Lewis Carroll once said, “What is the use of a book without pictures or conversation?”
As middle-grade and young adult writers, we owe our readers those pictures and conversation. They are the toughest audience around. Right around third grade, they start to form very strong opinions. Each day in my third grade class, I would get a round of critiques, with their observations, all of their up-and-downs. They would watch to see what I had on my desk, what I’d put around the room, how I might be reacting to the fact that Owen is taking all the razor blades out of the pencil sharpeners, and Anna has brought her cell phone to school and is showing it off in the cubby room.
Kid readers see and hear and feel everything with the sharpness that hasn't yet had the edges buffed or smoothed. So it is our job to make them see and hear and feel every last bit of our story. We have to provide the pictures and conversation. We have to drop those kids into our book from the first page, from the first sentence, or they are going to turn around and leave. Remember, we’re not there to teach; we’re there to entertain.

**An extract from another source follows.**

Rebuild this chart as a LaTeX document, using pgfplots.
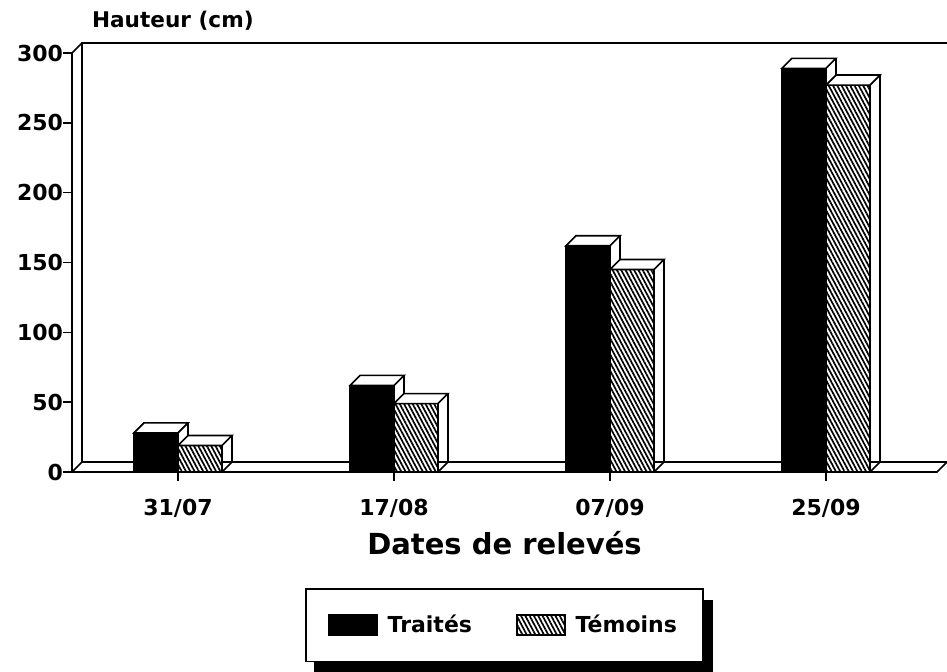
\documentclass[border=0pt]{standalone}
\usepackage{pgfplots}
\usepackage{pgfplotstable}
\pgfplotsset{compat=1.18}
\usepackage{fontspec}
\setmainfont{DejaVu Sans}
\usetikzlibrary{patterns.meta,backgrounds}

\pgfplotstableread{
x traites temoins base
0 28  19  0
1 62  49  0
2 162 145 0
3 289 277 0
}\datatable

\pgfdeclareplotmark{topblack}{%
  \pgfpathmoveto{\pgfpoint{-22pt}{0pt}}%
  \pgfpathlineto{\pgfpoint{0pt}{0pt}}%
  \pgfpathlineto{\pgfpoint{5pt}{5pt}}%
  \pgfpathlineto{\pgfpoint{-17pt}{5pt}}%
  \pgfpathclose
  \pgfusepathqfillstroke}
\pgfdeclareplotmark{tophatch}{%
  \pgfpathmoveto{\pgfpoint{0pt}{0pt}}%
  \pgfpathlineto{\pgfpoint{22pt}{0pt}}%
  \pgfpathlineto{\pgfpoint{27pt}{5pt}}%
  \pgfpathlineto{\pgfpoint{5pt}{5pt}}%
  \pgfpathclose
  \pgfusepathqfillstroke}
\pgfdeclareplotmark{diagbr}{%
  \pgfpathmoveto{\pgfpoint{22pt}{0pt}}%
  \pgfpathlineto{\pgfpoint{27pt}{5pt}}%
  \pgfusepathqstroke}

\tikzset{hatch/.style={fill=white, postaction={pattern={Lines[angle=-62, distance=1.9pt, line width=0.85pt]}}}}

\begin{document}
\begin{tikzpicture}
\begin{axis}[
  name=ax,
  scale only axis,
  width=432.5pt, height=209.5pt,
  xmin=-0.4907, xmax=3.5139,
  ymin=0, ymax=300,
  clip=false,
  axis x line=bottom, axis y line=left,
  axis line style={-, line width=0.8pt, black},
  tick style={line width=0.8pt, black},
  tick align=outside,
  major tick length=4.5pt,
  xtick={0,1,2,3},
  xticklabels={31/07,17/08,07/09,25/09},
  ytick={0,50,100,150,200,250,300},
  /pgf/number format/assume math mode=true,
  ticklabel style={font=\bfseries\fontsize{11}{13}\selectfont},
  xticklabel style={yshift=-5.5pt},
  yticklabel style={xshift=3.5pt},
  xlabel={Dates de relevés},
  xlabel style={at={(rel axis cs:0.5,0)}, anchor=center, yshift=-35.5pt,
    font=\bfseries\fontsize{14.5}{17}\selectfont},
  legend columns=2,
  legend style={name=leg, at={(rel axis cs:0.5,0)}, anchor=north, yshift=-58pt,
    draw=black, fill=white, line width=0.8pt,
    inner xsep=11pt, inner ysep=11pt,
    font=\bfseries\fontsize{11}{13}\selectfont,
    /tikz/every odd column/.append style={column sep=3pt},
    /tikz/every even column/.append style={column sep=20pt}},
  legend image code/.code={\draw[#1] (0pt,-5pt) rectangle (24pt,5pt);},
]
% back wall and floor
\draw[line width=0.8pt] (rel axis cs:0,0) -- ++(5pt,5pt) -- ([xshift=5pt,yshift=5pt]rel axis cs:0,1) -- ([xshift=5pt,yshift=5pt]rel axis cs:1,1);
\draw[line width=0.8pt] (rel axis cs:0,1) -- ++(5pt,5pt);
\draw[line width=0.8pt] ([xshift=5pt,yshift=5pt]rel axis cs:0,0) -- ([xshift=5pt,yshift=5pt]rel axis cs:1,0) -- (rel axis cs:1,0) -- (rel axis cs:0,0);

% back faces
\addplot[forget plot, ybar, bar width=22pt, bar shift=-11pt, xshift=5pt, yshift=5pt,
  fill=white, draw=black, line width=0.8pt] table[x=x, y=traites] {\datatable};
\addplot[forget plot, ybar, bar width=22pt, bar shift=11pt, xshift=5pt, yshift=5pt,
  fill=white, draw=black, line width=0.8pt] table[x=x, y=temoins] {\datatable};
% front faces
\addplot[ybar, bar width=22pt, bar shift=-11pt, fill=black, draw=black, line width=0.8pt]
  table[x=x, y=traites] {\datatable};
\addlegendentry{Traités}
\addplot[ybar, bar width=22pt, bar shift=11pt, hatch, draw=black, line width=0.8pt]
  table[x=x, y=temoins] {\datatable};
\addlegendentry{Témoins}
% top faces
\addplot[forget plot, only marks, mark=topblack, mark options={fill=white, draw=black, line width=0.8pt}]
  table[x=x, y=traites] {\datatable};
\addplot[forget plot, only marks, mark=tophatch, mark options={fill=white, draw=black, line width=0.8pt}]
  table[x=x, y=temoins] {\datatable};
\addplot[forget plot, only marks, mark=diagbr, mark options={draw=black, line width=0.8pt}]
  table[x=x, y=base] {\datatable};

\node[anchor=west, xshift=6.5pt, yshift=16pt, font=\bfseries\fontsize{10.8}{12}\selectfont]
  at (rel axis cs:0,1) {Hauteur (cm)};
\end{axis}
\begin{scope}[on background layer]
\fill[black] ([xshift=4.5pt,yshift=-6pt]leg.south west) rectangle ([xshift=4.5pt,yshift=-6pt]leg.north east);
\end{scope}
\pgfresetboundingbox
\path[use as bounding box] (ax.south west) ++(-36pt,-100pt) rectangle ++(473.5pt,336pt);
\end{tikzpicture}
\end{document}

They need an equal amount of action, description, and dialogue. Not one word should be there that doesn’t drive the story forward. Give them something to wonder about on the first page. Give them someone to worry about or cheer for.
Novelist Andre Gide said, “The poor novelist constructs his characters; he controls them and makes them speak. The true novelist listens to them and watches them function; he eavesdrops on them even before he knows them.”
So today, go do a little eavesdropping. Watch, listen, and wonder. Color a few pictures.